Monitoring your certificates can help you mitigate these risks and ensure that your application is safe to use. Datadog offers SSL API tests to detect when a certificate is about to expire, to verify that your certificates contain certain properties, and that the connection uses the appropriate TLS version. The example test below verifies that the certificate for a sample application is valid in one of the tested regions.

Troubleshoot further with SSL API test alerts

Verifying certificates is another primary step to monitoring the overall health of your services—a significant portion of your user base may not be able to reliably access your application if a certificate expires in one or more locations. If an SSL test fails, you will receive an alert with more details, such as which locations are affected, the cryptographic protocol used for the connection, and the certificate’s thumbprint. This information will enable you to quickly determine if the certificate is invalid or installed on a server incorrectly.
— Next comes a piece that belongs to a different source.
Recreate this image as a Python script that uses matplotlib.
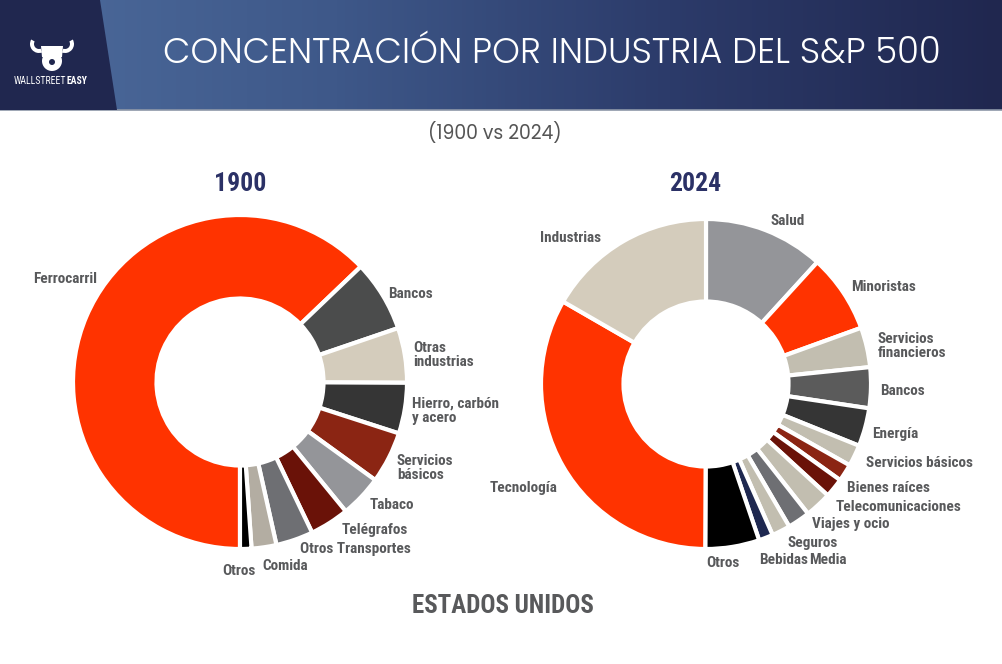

End-to-end coverage for monitoring your APIs

With Synthetic Monitoring, you can troubleshoot issues at every step in the request/response cycle—from the initial connection to interactions with key workflows. Datadog’s API tests complement Synthetic browser tests, which test a web application’s user experience, so you can test application functionality at a high level and also ensure your application’s underlying API endpoints perform optimally. And Datadog enables you to easily correlate API endpoint performance with the performance of other technologies in your stack for deeper insights into the health of your applications.